» **Challenge**
Retype the data exactly, from its first line to the line containing "const yTicks = [-25, -20, -15, -10, -5, 0, 5, 10];", including both, and skip any picture.
>> BEGIN
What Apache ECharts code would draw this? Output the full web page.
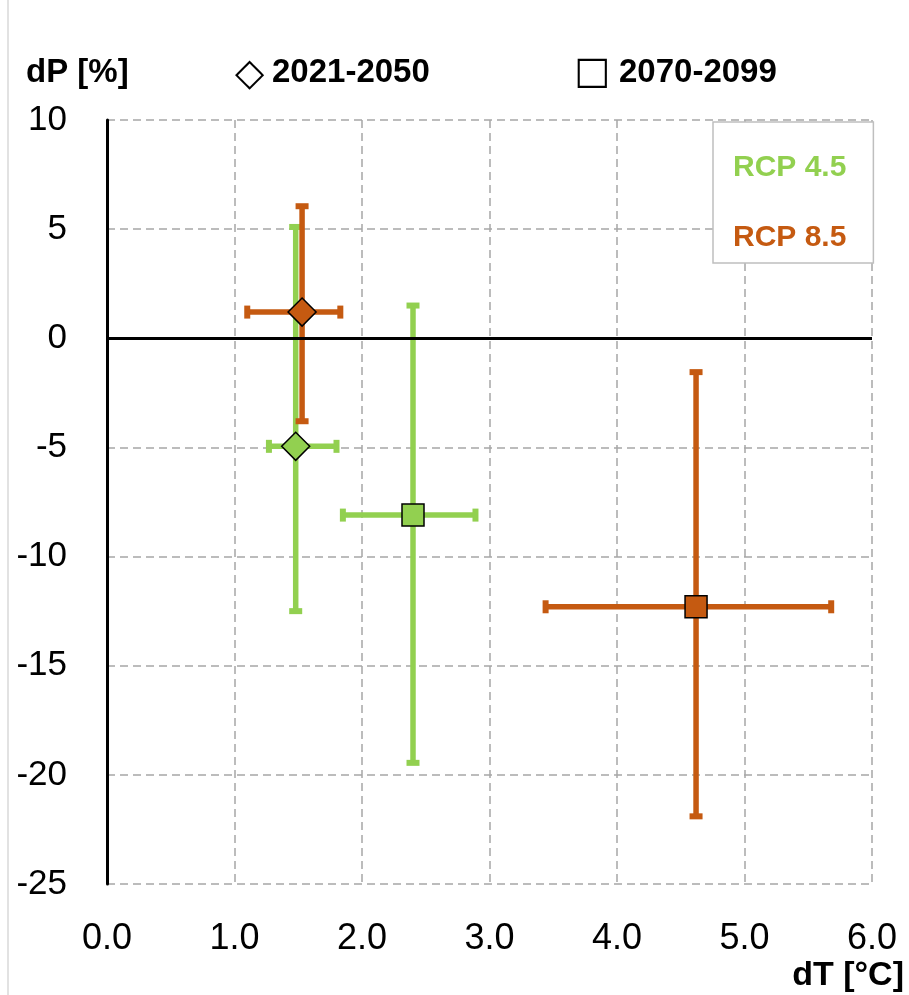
<!DOCTYPE html>
<html>
<head>
<meta charset="utf-8">
<script src="https://cdn.jsdelivr.net/npm/echarts@6/dist/echarts.min.js"></script>
<style>
  html, body { margin: 0; padding: 0; background: #fff; }
  #chart { width: 909px; height: 995px; }
</style>
</head>
<body>
<div id="chart"></div>
<script>
  // periods: diamond = 2021-2050, square = 2070-2099
  const periods = ['2021-2050', '2070-2099'];
  const periodGlyphs = ['\u25C7', '\u25A1'];
  const periodSymbols = ['diamond', 'rect'];
  const periodSizes = [[28, 28], [22, 22]];

  // RCP 4.5
  const rcp45X = [1.48, 2.40];
  const rcp45Y = [-4.95, -8.1];
  const rcp45XLow = [1.27, 1.85];
  const rcp45XHigh = [1.80, 2.89];
  const rcp45YLow = [-12.5, -19.45];
  const rcp45YHigh = [5.1, 1.5];

  // RCP 8.5
  const rcp85X = [1.53, 4.62];
  const rcp85Y = [1.2, -12.3];
  const rcp85XLow = [1.10, 3.44];
  const rcp85XHigh = [1.83, 5.68];
  const rcp85YLow = [-3.8, -21.9];
  const rcp85YHigh = [6.05, -1.55];

  const xTicks = [0, 1, 2, 3, 4, 5, 6];
  const yTicks = [-25, -20, -15, -10, -5, 0, 5, 10];

  const green = '#92D050';
  const orange = '#C55A11';
  const font = '"Liberation Sans", Arial, sans-serif';
  const symFont = '"DejaVu Sans", sans-serif';

  const chart = echarts.init(document.getElementById('chart'));

  function errorBars(xs, ys, xl, xh, yl, yh, color) {
    return function (params, api) {
      const i = params.dataIndex;
      const c = api.coord([xs[i], ys[i]]);
      const l = api.coord([xl[i], ys[i]]);
      const r = api.coord([xh[i], ys[i]]);
      const t = api.coord([xs[i], yh[i]]);
      const b = api.coord([xs[i], yl[i]]);
      const style = { stroke: color, lineWidth: 5.5 };
      const fill = { fill: color };
      return {
        type: 'group',
        children: [
          { type: 'line', shape: { x1: l[0], y1: c[1], x2: r[0], y2: c[1] }, style: style },
          { type: 'line', shape: { x1: c[0], y1: t[1], x2: c[0], y2: b[1] }, style: style },
          { type: 'rect', shape: { x: c[0] - 6.5, y: t[1] - 3, width: 13, height: 6 }, style: fill },
          { type: 'rect', shape: { x: c[0] - 6.5, y: b[1] - 3, width: 13, height: 6 }, style: fill },
          { type: 'rect', shape: { x: l[0] - 3, y: c[1] - 6.5, width: 6, height: 13 }, style: fill },
          { type: 'rect', shape: { x: r[0] - 3, y: c[1] - 6.5, width: 6, height: 13 }, style: fill }
        ]
      };
    };
  }

  function markers(xs, ys) {
    return xs.map((x, i) => ({
      value: [x, ys[i]],
      symbol: periodSymbols[i],
      symbolSize: periodSizes[i]
    }));
  }

  const option = {
    backgroundColor: '#fff',
    animation: false,
    grid: { left: 107, right: 37, top: 120, bottom: 111 },
    legend: {
      orient: 'vertical',
      left: 713,
      top: 122,
      icon: 'none',
      itemWidth: 0,
      itemHeight: 30,
      itemGap: 40,
      padding: [31, 27, 10, 15],
      borderColor: '#bfbfbf',
      borderWidth: 1.5,
      backgroundColor: '#fff',
      selectedMode: false,
      textStyle: { fontFamily: font, fontSize: 30, fontWeight: 'bold' },
      data: [
        { name: 'RCP 4.5', textStyle: { color: green } },
        { name: 'RCP 8.5', textStyle: { color: orange } }
      ]
    },
    xAxis: {
      type: 'value',
      min: xTicks[0],
      max: xTicks[xTicks.length - 1],
      interval: 1,
      axisLine: { show: false },
      axisTick: { show: false },
      axisLabel: {
        margin: 37,
        fontFamily: font,
        fontSize: 36,
        color: '#000',
        formatter: (v) => v.toFixed(1)
      },
      splitLine: { show: true, lineStyle: { color: '#a6a6a6', width: 1.5, type: [8, 5] } }
    },
    yAxis: {
      type: 'value',
      min: yTicks[0],
      max: yTicks[yTicks.length - 1],
      interval: 5,
      axisLine: { show: true, onZero: false, lineStyle: { color: '#000', width: 3 } },
      axisTick: { show: false },
      axisLabel: { margin: 40, fontFamily: font, fontSize: 35, color: '#000' },
      splitLine: { show: true, lineStyle: { color: '#a6a6a6', width: 1.5, type: [8, 5] } }
    },
    graphic: [
      { type: 'line', shape: { x1: 8, y1: 0, x2: 8, y2: 995 }, style: { stroke: '#d9d9d9', lineWidth: 1.5 } },
      { type: 'text', x: 26, y: 73, style: { text: 'dP [%]', font: 'bold 33px ' + font, fill: '#000', textVerticalAlign: 'middle' } },
      { type: 'text', x: 235, y: 75, style: { text: periodGlyphs[0], font: '38px ' + symFont, fill: '#000', textVerticalAlign: 'middle' } },
      { type: 'text', x: 272, y: 73, style: { text: periods[0], font: 'bold 33px ' + font, fill: '#000', textVerticalAlign: 'middle' } },
      { type: 'text', x: 574, y: 73, style: { text: periodGlyphs[1], font: '38px ' + symFont, fill: '#000', textVerticalAlign: 'middle' } },
      { type: 'text', x: 619, y: 73, style: { text: periods[1], font: 'bold 33px ' + font, fill: '#000', textVerticalAlign: 'middle' } },
      { type: 'text', x: 904, y: 976, style: { text: 'dT [°C]', font: 'bold 34px ' + font, fill: '#000', textAlign: 'right', textVerticalAlign: 'middle' } }
    ],
    series: [
      {
        name: 'RCP 4.5 bars',
        type: 'custom',
        z: 2,
        renderItem: errorBars(rcp45X, rcp45Y, rcp45XLow, rcp45XHigh, rcp45YLow, rcp45YHigh, green),
        data: rcp45X.map((x, i) => [x, rcp45Y[i]])
      },
      {
        name: 'RCP 8.5 bars',
        type: 'custom',
        z: 2,
        renderItem: errorBars(rcp85X, rcp85Y, rcp85XLow, rcp85XHigh, rcp85YLow, rcp85YHigh, orange),
        data: rcp85X.map((x, i) => [x, rcp85Y[i]])
      },
      {
        name: 'RCP 4.5',
        type: 'scatter',
        z: 4,
        itemStyle: { color: green, borderColor: '#000', borderWidth: 1.5, opacity: 1 },
        data: markers(rcp45X, rcp45Y),
        markLine: {
          silent: true,
          symbol: 'none',
          label: { show: false },
          lineStyle: { color: '#000', width: 3, type: 'solid' },
          data: [{ yAxis: 0 }]
        }
      },
      {
        name: 'RCP 8.5',
        type: 'scatter',
        z: 4,
        itemStyle: { color: orange, borderColor: '#000', borderWidth: 1.5, opacity: 1 },
        data: markers(rcp85X, rcp85Y)
      }
    ]
  };

  chart.setOption(option);
</script>
</body>
</html>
>> END
» **Complete answer**
What Apache ECharts code would draw this? Output the full web page.
<!DOCTYPE html>
<html>
<head>
<meta charset="utf-8">
<script src="https://cdn.jsdelivr.net/npm/echarts@6/dist/echarts.min.js"></script>
<style>
  html, body { margin: 0; padding: 0; background: #fff; }
  #chart { width: 909px; height: 995px; }
</style>
</head>
<body>
<div id="chart"></div>
<script>
  // periods: diamond = 2021-2050, square = 2070-2099
  const periods = ['2021-2050', '2070-2099'];
  const periodGlyphs = ['\u25C7', '\u25A1'];
  const periodSymbols = ['diamond', 'rect'];
  const periodSizes = [[28, 28], [22, 22]];

  // RCP 4.5
  const rcp45X = [1.48, 2.40];
  const rcp45Y = [-4.95, -8.1];
  const rcp45XLow = [1.27, 1.85];
  const rcp45XHigh = [1.80, 2.89];
  const rcp45YLow = [-12.5, -19.45];
  const rcp45YHigh = [5.1, 1.5];

  // RCP 8.5
  const rcp85X = [1.53, 4.62];
  const rcp85Y = [1.2, -12.3];
  const rcp85XLow = [1.10, 3.44];
  const rcp85XHigh = [1.83, 5.68];
  const rcp85YLow = [-3.8, -21.9];
  const rcp85YHigh = [6.05, -1.55];

  const xTicks = [0, 1, 2, 3, 4, 5, 6];
  const yTicks = [-25, -20, -15, -10, -5, 0, 5, 10];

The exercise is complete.